◆ Given task
Please output every line of the material as it stands, without the pictures.

◆ Provided records
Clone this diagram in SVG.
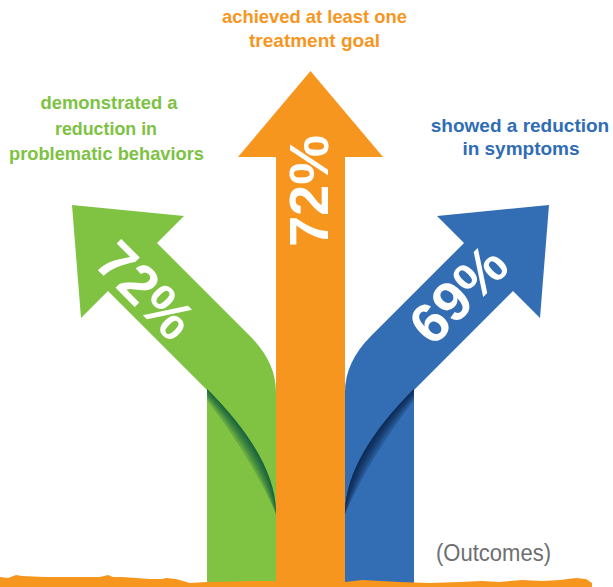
<svg xmlns="http://www.w3.org/2000/svg" width="613" height="587" viewBox="0 0 613 587">
<style>
.lbl{font-family:"Liberation Sans",Arial,sans-serif;font-weight:bold;font-size:19px;text-anchor:middle}
.pct{font-family:"Liberation Sans",Arial,sans-serif;font-weight:bold;font-size:56px;fill:#fff;text-anchor:middle}
.gsh{fill:#06513f;fill-opacity:0.24}
.bsh{fill:#081f45;fill-opacity:0.26}
</style>
<defs>
<clipPath id="cg"><rect x="207" y="380" width="69" height="210"/></clipPath>
<clipPath id="cb"><rect x="345" y="380" width="69" height="210"/></clipPath>
</defs>
<rect width="613" height="587" fill="#fff"/>

<g id="arrow-green">
<path d="M276,584 L276,392 Q276,362 250,336 L157,243 L184,216 L72,205 L81,318 L108,291 L207,390 L207,584 Z" fill="#80c342"/>
<g clip-path="url(#cg)">
<path class="gsh" d="M207,389 Q276,458 276,514 Q273,458 207,390 Z"/>
<path class="gsh" d="M207,389 Q276,458 276,514 Q270,458 207,391 Z"/>
<path class="gsh" d="M207,389 Q276,458 276,514 Q266,458 207,393 Z"/>
<path class="gsh" d="M207,389 Q276,458 276,514 Q262,458 207,395 Z"/>
<path class="gsh" d="M207,389 Q276,458 276,514 Q257,458 207,397 Z"/>
<path class="gsh" d="M207,389 Q276,458 276,514 Q252,458 207,400 Z"/>
</g>
<text class="pct" transform="translate(146,290) rotate(45)" x="0" y="20">72%</text>
</g>

<g id="arrow-blue">
<path d="M345,584 L345,392 Q345,362 371,336 L464,243 L437,216 L549,205 L540,318 L513,291 L414,390 L414,584 Z" fill="#336eb4"/>
<g clip-path="url(#cb)">
<path class="bsh" d="M414,389 Q345,458 345,514 Q348,458 414,390 Z"/>
<path class="bsh" d="M414,389 Q345,458 345,514 Q351,458 414,391 Z"/>
<path class="bsh" d="M414,389 Q345,458 345,514 Q355,458 414,393 Z"/>
<path class="bsh" d="M414,389 Q345,458 345,514 Q359,458 414,395 Z"/>
<path class="bsh" d="M414,389 Q345,458 345,514 Q364,458 414,397 Z"/>
<path class="bsh" d="M414,389 Q345,458 345,514 Q369,458 414,400 Z"/>
</g>
<text class="pct" transform="translate(458,294) rotate(-45)" x="0" y="20">69%</text>
</g>

<g id="arrow-orange">
<path d="M276,584 L276,157 L238,157 L310.5,71 L383,157 L345,157 L345,584 Z" fill="#f7961f"/>
<text class="pct" transform="translate(308,191) rotate(-90)" x="0" y="20">72%</text>
</g>

<g id="ground">
<path d="M0,587 L0,577 L8,578 L16,575 L22,576 L45,577 L100,577 L108,575 L113,577 L122,577 L150,579 L162,579 L166,578 L176,579 L190,583 L207,582 L260,581 L300,581 L345,582 L362,580 L400,582 L430,583 L460,582 L482,581 L500,582 L522,580 L542,581 L560,580 L576,578 L586,579 L592,583 L592,587 Z" fill="#f7961f"/>
</g>

<g id="label-green" fill="#7dc243">
<text class="lbl" x="109" y="109" textLength="137" lengthAdjust="spacingAndGlyphs">demonstrated a</text>
<text class="lbl" x="106" y="135" textLength="102" lengthAdjust="spacingAndGlyphs">reduction in</text>
<text class="lbl" x="106.5" y="160" textLength="195" lengthAdjust="spacingAndGlyphs">problematic behaviors</text>
</g>
<g id="label-orange" fill="#f7961f">
<text class="lbl" x="314.5" y="23" textLength="185" lengthAdjust="spacingAndGlyphs">achieved at least one</text>
<text class="lbl" x="314.5" y="47" textLength="131" lengthAdjust="spacingAndGlyphs">treatment goal</text>
</g>
<g id="label-blue" fill="#2f6db4">
<text class="lbl" x="520" y="132" font-size="18">showed a reduction</text>
<text class="lbl" x="521" y="155" font-size="18">in symptoms</text>
</g>
<g id="caption">
<text x="436" y="561" font-family="Liberation Sans, Arial, sans-serif" font-size="23" fill="#6d6e71" textLength="115" lengthAdjust="spacingAndGlyphs">(Outcomes)</text>
</g>
</svg>
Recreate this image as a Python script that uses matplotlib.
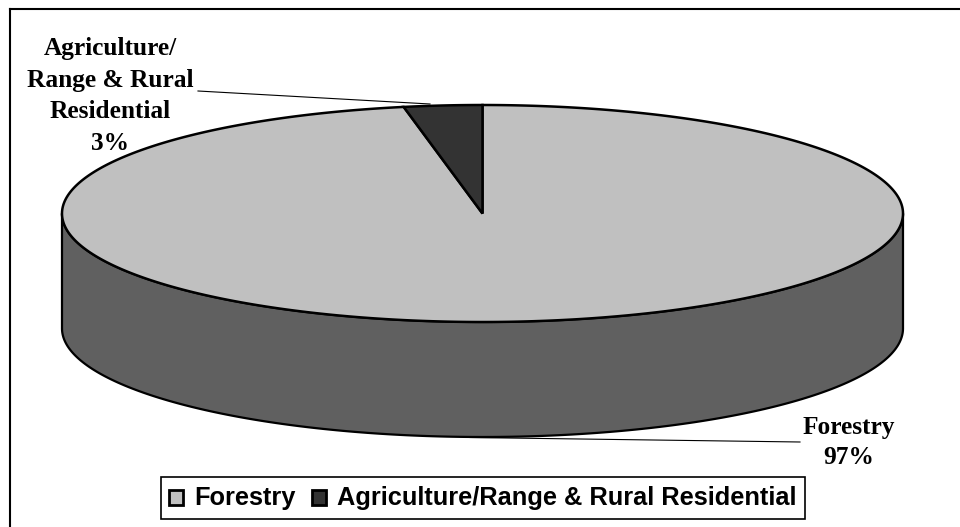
import numpy as np
import matplotlib
matplotlib.use("Agg")
import matplotlib.pyplot as plt
from matplotlib.patches import Polygon, Rectangle

# land use shares (percent)
categories = ["Forestry", "Agriculture/Range & Rural Residential"]
shares = [97, 3]
pie_labels = ["Forestry\n97%", "Agriculture/\nRange & Rural\nResidential\n3%"]
top_colors = ["#c0c0c0", "#333333"]
side_colors = ["#606060", "#1a1a1a"]

# pie geometry, in pixels
cx, cy = 482.5, 213.5
rx, ry = 420.5, 108.5
depth = 115

fig = plt.figure(figsize=(9.6, 5.27), dpi=100)
ax = fig.add_axes([0, 0, 1, 1])
ax.set_xlim(0, 960)
ax.set_ylim(527, 0)
ax.axis("off")


def pt(theta_deg, dy=0):
    t = np.radians(theta_deg)
    return cx + rx * np.cos(t), cy - ry * np.sin(t) + dy


# slices start at 12 o'clock and run clockwise
fracs = np.array(shares) / np.sum(shares)
starts = 90 - 360 * np.concatenate([[0], np.cumsum(fracs)[:-1]])
ends = starts - 360 * fracs

# sides first (only the front half, 180..360 deg, is visible)
for s, e, col in zip(starts, ends, side_colors):
    lo, hi = e, s
    for off in (0, -360, 360):
        a0 = max(lo + off, 180)
        a1 = min(hi + off, 360)
        if a1 <= a0:
            continue
        th = np.linspace(a0, a1, 200)
        upper = [pt(t) for t in th]
        lower = [pt(t, depth) for t in th[::-1]]
        ax.add_patch(Polygon(upper + lower, closed=True, facecolor=col,
                             edgecolor="black", lw=1.6, joinstyle="round"))

# top face wedges
for s, e, col in zip(starts, ends, top_colors):
    n = max(int(abs(s - e) * 2), 10)
    th = np.linspace(s, e, n)
    verts = [(cx, cy)] + [pt(t) for t in th]
    ax.add_patch(Polygon(verts, closed=True, facecolor=col,
                         edgecolor="black", lw=1.8, joinstyle="miter"))

# data labels with leader lines
lab_font = dict(family="Liberation Serif", weight="bold", fontsize=18.3)
ax.text(110, 96, pie_labels[1], ha="center", va="center",
        linespacing=1.5, **lab_font)
ax.plot([198, 430], [91, 104], color="black", lw=0.8)
ax.text(849, 442.5, pie_labels[0], ha="center", va="center",
        linespacing=1.4, **lab_font)
ax.plot([470, 800], [437.5, 442], color="black", lw=0.8)

# legend
ax.add_patch(Rectangle((161, 477), 644, 42, facecolor="white",
                       edgecolor="black", lw=1.2))
leg_font = dict(family="Liberation Sans", weight="bold", fontsize=18.3)
x = 169
for name, col in zip(categories, top_colors):
    ax.add_patch(Rectangle((x, 490), 14, 15, facecolor=col,
                           edgecolor="black", lw=2))
    t = ax.text(x + 25, 498.5, name, ha="left", va="center", **leg_font)
    fig.canvas.draw()
    bb = t.get_window_extent().transformed(ax.transData.inverted())
    x = max(bb.x0, bb.x1) + 17

# chart frame (top and left edges)
ax.plot([10, 960], [9, 9], color="black", lw=1.5)
ax.plot([10, 10], [9, 527], color="black", lw=1.5)

fig.savefig("out.png", dpi=100)
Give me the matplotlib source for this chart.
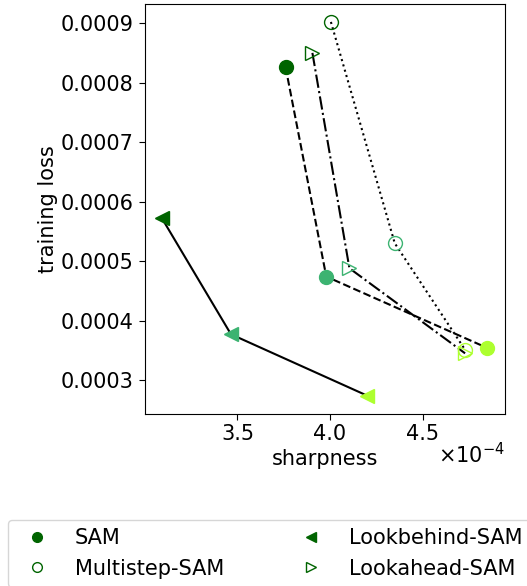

◆ Solved problem
Clone this diagram in SVG.
<svg xmlns="http://www.w3.org/2000/svg" width="613" height="587" viewBox="0 0 613 587">
<style>
.lbl{font-family:"Liberation Sans",Arial,sans-serif;font-weight:bold;font-size:19px;text-anchor:middle}
.pct{font-family:"Liberation Sans",Arial,sans-serif;font-weight:bold;font-size:56px;fill:#fff;text-anchor:middle}
.gsh{fill:#06513f;fill-opacity:0.24}
.bsh{fill:#081f45;fill-opacity:0.26}
</style>
<defs>
<clipPath id="cg"><rect x="207" y="380" width="69" height="210"/></clipPath>
<clipPath id="cb"><rect x="345" y="380" width="69" height="210"/></clipPath>
</defs>
<rect width="613" height="587" fill="#fff"/>

<g id="arrow-green">
<path d="M276,584 L276,392 Q276,362 250,336 L157,243 L184,216 L72,205 L81,318 L108,291 L207,390 L207,584 Z" fill="#80c342"/>
<g clip-path="url(#cg)">
<path class="gsh" d="M207,389 Q276,458 276,514 Q273,458 207,390 Z"/>
<path class="gsh" d="M207,389 Q276,458 276,514 Q270,458 207,391 Z"/>
<path class="gsh" d="M207,389 Q276,458 276,514 Q266,458 207,393 Z"/>
<path class="gsh" d="M207,389 Q276,458 276,514 Q262,458 207,395 Z"/>
<path class="gsh" d="M207,389 Q276,458 276,514 Q257,458 207,397 Z"/>
<path class="gsh" d="M207,389 Q276,458 276,514 Q252,458 207,400 Z"/>
</g>
<text class="pct" transform="translate(146,290) rotate(45)" x="0" y="20">72%</text>
</g>

<g id="arrow-blue">
<path d="M345,584 L345,392 Q345,362 371,336 L464,243 L437,216 L549,205 L540,318 L513,291 L414,390 L414,584 Z" fill="#336eb4"/>
<g clip-path="url(#cb)">
<path class="bsh" d="M414,389 Q345,458 345,514 Q348,458 414,390 Z"/>
<path class="bsh" d="M414,389 Q345,458 345,514 Q351,458 414,391 Z"/>
<path class="bsh" d="M414,389 Q345,458 345,514 Q355,458 414,393 Z"/>
<path class="bsh" d="M414,389 Q345,458 345,514 Q359,458 414,395 Z"/>
<path class="bsh" d="M414,389 Q345,458 345,514 Q364,458 414,397 Z"/>
<path class="bsh" d="M414,389 Q345,458 345,514 Q369,458 414,400 Z"/>
</g>
<text class="pct" transform="translate(458,294) rotate(-45)" x="0" y="20">69%</text>
</g>

<g id="arrow-orange">
<path d="M276,584 L276,157 L238,157 L310.5,71 L383,157 L345,157 L345,584 Z" fill="#f7961f"/>
<text class="pct" transform="translate(308,191) rotate(-90)" x="0" y="20">72%</text>
</g>

<g id="ground">
<path d="M0,587 L0,577 L8,578 L16,575 L22,576 L45,577 L100,577 L108,575 L113,577 L122,577 L150,579 L162,579 L166,578 L176,579 L190,583 L207,582 L260,581 L300,581 L345,582 L362,580 L400,582 L430,583 L460,582 L482,581 L500,582 L522,580 L542,581 L560,580 L576,578 L586,579 L592,583 L592,587 Z" fill="#f7961f"/>
</g>

<g id="label-green" fill="#7dc243">
<text class="lbl" x="109" y="109" textLength="137" lengthAdjust="spacingAndGlyphs">demonstrated a</text>
<text class="lbl" x="106" y="135" textLength="102" lengthAdjust="spacingAndGlyphs">reduction in</text>
<text class="lbl" x="106.5" y="160" textLength="195" lengthAdjust="spacingAndGlyphs">problematic behaviors</text>
</g>
<g id="label-orange" fill="#f7961f">
<text class="lbl" x="314.5" y="23" textLength="185" lengthAdjust="spacingAndGlyphs">achieved at least one</text>
<text class="lbl" x="314.5" y="47" textLength="131" lengthAdjust="spacingAndGlyphs">treatment goal</text>
</g>
<g id="label-blue" fill="#2f6db4">
<text class="lbl" x="520" y="132" font-size="18">showed a reduction</text>
<text class="lbl" x="521" y="155" font-size="18">in symptoms</text>
</g>
<g id="caption">
<text x="436" y="561" font-family="Liberation Sans, Arial, sans-serif" font-size="23" fill="#6d6e71" textLength="115" lengthAdjust="spacingAndGlyphs">(Outcomes)</text>
</g>
</svg>
Recreate this image as a Python script that uses matplotlib.
import numpy as np
import matplotlib
matplotlib.use("Agg")
import matplotlib.pyplot as plt
from matplotlib.patches import Polygon, Rectangle

# land use shares (percent)
categories = ["Forestry", "Agriculture/Range & Rural Residential"]
shares = [97, 3]
pie_labels = ["Forestry\n97%", "Agriculture/\nRange & Rural\nResidential\n3%"]
top_colors = ["#c0c0c0", "#333333"]
side_colors = ["#606060", "#1a1a1a"]

# pie geometry, in pixels
cx, cy = 482.5, 213.5
rx, ry = 420.5, 108.5
depth = 115

fig = plt.figure(figsize=(9.6, 5.27), dpi=100)
ax = fig.add_axes([0, 0, 1, 1])
ax.set_xlim(0, 960)
ax.set_ylim(527, 0)
ax.axis("off")


def pt(theta_deg, dy=0):
    t = np.radians(theta_deg)
    return cx + rx * np.cos(t), cy - ry * np.sin(t) + dy


# slices start at 12 o'clock and run clockwise
fracs = np.array(shares) / np.sum(shares)
starts = 90 - 360 * np.concatenate([[0], np.cumsum(fracs)[:-1]])
ends = starts - 360 * fracs

# sides first (only the front half, 180..360 deg, is visible)
for s, e, col in zip(starts, ends, side_colors):
    lo, hi = e, s
    for off in (0, -360, 360):
        a0 = max(lo + off, 180)
        a1 = min(hi + off, 360)
        if a1 <= a0:
            continue
        th = np.linspace(a0, a1, 200)
        upper = [pt(t) for t in th]
        lower = [pt(t, depth) for t in th[::-1]]
        ax.add_patch(Polygon(upper + lower, closed=True, facecolor=col,
                             edgecolor="black", lw=1.6, joinstyle="round"))

# top face wedges
for s, e, col in zip(starts, ends, top_colors):
    n = max(int(abs(s - e) * 2), 10)
    th = np.linspace(s, e, n)
    verts = [(cx, cy)] + [pt(t) for t in th]
    ax.add_patch(Polygon(verts, closed=True, facecolor=col,
                         edgecolor="black", lw=1.8, joinstyle="miter"))

# data labels with leader lines
lab_font = dict(family="Liberation Serif", weight="bold", fontsize=18.3)
ax.text(110, 96, pie_labels[1], ha="center", va="center",
        linespacing=1.5, **lab_font)
ax.plot([198, 430], [91, 104], color="black", lw=0.8)
ax.text(849, 442.5, pie_labels[0], ha="center", va="center",
        linespacing=1.4, **lab_font)
ax.plot([470, 800], [437.5, 442], color="black", lw=0.8)

# legend
ax.add_patch(Rectangle((161, 477), 644, 42, facecolor="white",
                       edgecolor="black", lw=1.2))
leg_font = dict(family="Liberation Sans", weight="bold", fontsize=18.3)
x = 169
for name, col in zip(categories, top_colors):
    ax.add_patch(Rectangle((x, 490), 14, 15, facecolor=col,
                           edgecolor="black", lw=2))
    t = ax.text(x + 25, 498.5, name, ha="left", va="center", **leg_font)
    fig.canvas.draw()
    bb = t.get_window_extent().transformed(ax.transData.inverted())
    x = max(bb.x0, bb.x1) + 17

# chart frame (top and left edges)
ax.plot([10, 960], [9, 9], color="black", lw=1.5)
ax.plot([10, 10], [9, 527], color="black", lw=1.5)

fig.savefig("out.png", dpi=100)
Give me the matplotlib source for this chart.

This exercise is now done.